Im Lauf der Jahre stieß Solveig in jeder Himmelsrichtung irgendwann einmal auf die Mauer, und als sie zehn Jahre alt war, wusste sie, dass das Camp tatsächlich vollständig von einer Mauer oder von unüberwindbaren natürlichen Hindernissen eingeschlossen war. Sie wusste, dass die grauen Röhren Überwachungskameras waren und dass die Aufnahmen der Kameras in eine Überwachungszentrale gesendet und dort gespeichert wurden. Außerdem wusste sie, dass es zwei Tunnel gab. Einmal war sie zu der Stelle zurückgekehrt, an der sie zum ersten Mal den Berg gesehen hatte.
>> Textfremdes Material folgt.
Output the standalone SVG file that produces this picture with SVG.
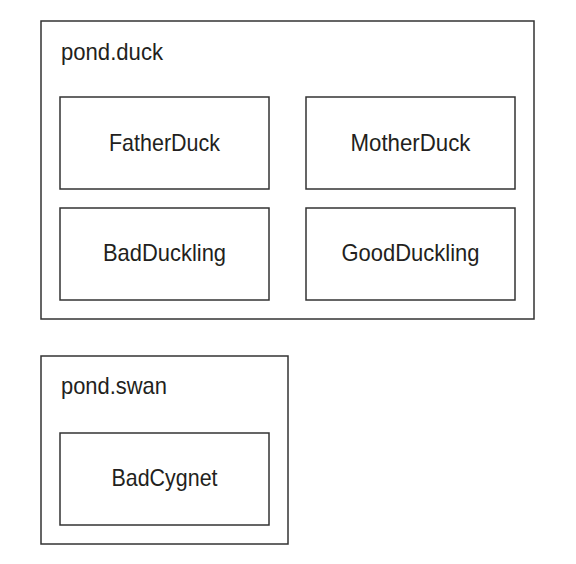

Dort schlug sie den Weg nach rechts ein. Nachdem sie etwa zwei Stunden am Waldrand entlang beständig bergauf gegangen war, vernahm sie ein Geräusch von rauschendem Wasser, das immer lauter wurde, je weiter sie kam. Schließlich sah sie einen Wasserfall. Aus einer Höhe von vielleicht einhundert Metern schoss das Wasser aus dem Berg hervor und stürzte sich in die Tiefe. Am Fuß des Wasserfalls hatte sich ein kleiner See gebildet, aus dem ein Fluss entsprang, der im oberen Teil ziemlich reißend war und mit seinen Strudeln und Wirbeln eine Überquerung unmöglich machte. Jetzt wusste Solveig, aus welcher Quelle sich der große See speiste, der fast am entgegengesetzten Ende des Camps lag. Der große See hatte einen Abfluss, dessen Wasser in einer Felshöhle verschwand.

Nachdem die Kinder zum ersten Mal die Waldtage an dem See verbracht hatten, erschien am nächsten Tag der Direktor im Unterricht und hielt eine kurze Ansprache: „Ich bin nur gekommen, um eine Warnung auszusprechen. Vermutlich überlegt ihr jetzt, wo ihr den Abfluss des Sees gesehen habt, ob man schwimmend das Camp verlassen kann. Das ist unmöglich. Bei dem Versuch würdet ihr sterben. Der Tunnel hat eine Länge von zwei Kilometern, bevor er ans Tageslicht kommt. Ein Schwimmer müsste also die Fähigkeit haben, die Strecke, ohne Luft zu holen, bewältigen zu können. Schon das ist einem Menschen nicht gegeben. Gelänge es aber einem, so käme er am Ende des Tunnels an ein Stahlgitter. Dort würde er, da er das Gitter nicht öffnen kann, elendiglich zugrunde gehen. Gelänge es aber einem, das Gitter zu öffnen, so würde er vom Schwall des Wassers in die Tiefe gerissen, denn das Wasser stürzt dort zweihundert Meter tief ins Meer. Würde aber einer den Sturz überleben, käme er doch elendiglich zu Tode, denn weit und breit gibt es keinen Strand, wo er an Land gehen könnte und Nahrung fände. Er würde auch verdursten, denn ihr müsst ihr wissen, dass das Wasser des Meeres salzig ist. Man kann es nicht trinken.“

Wenn Solveig später an das Camp dachte, schätzte sie, dass die Mauer ein nahezu quadratisches Gelände umschloss und dass die Entfernung von dem Wasserfall am Berg bis zu dem Ausgang des Sees etwa fünfzig Kilometer betrug. Was sie immer noch nicht wusste, war, wo das Camp lag und ob es noch existierte.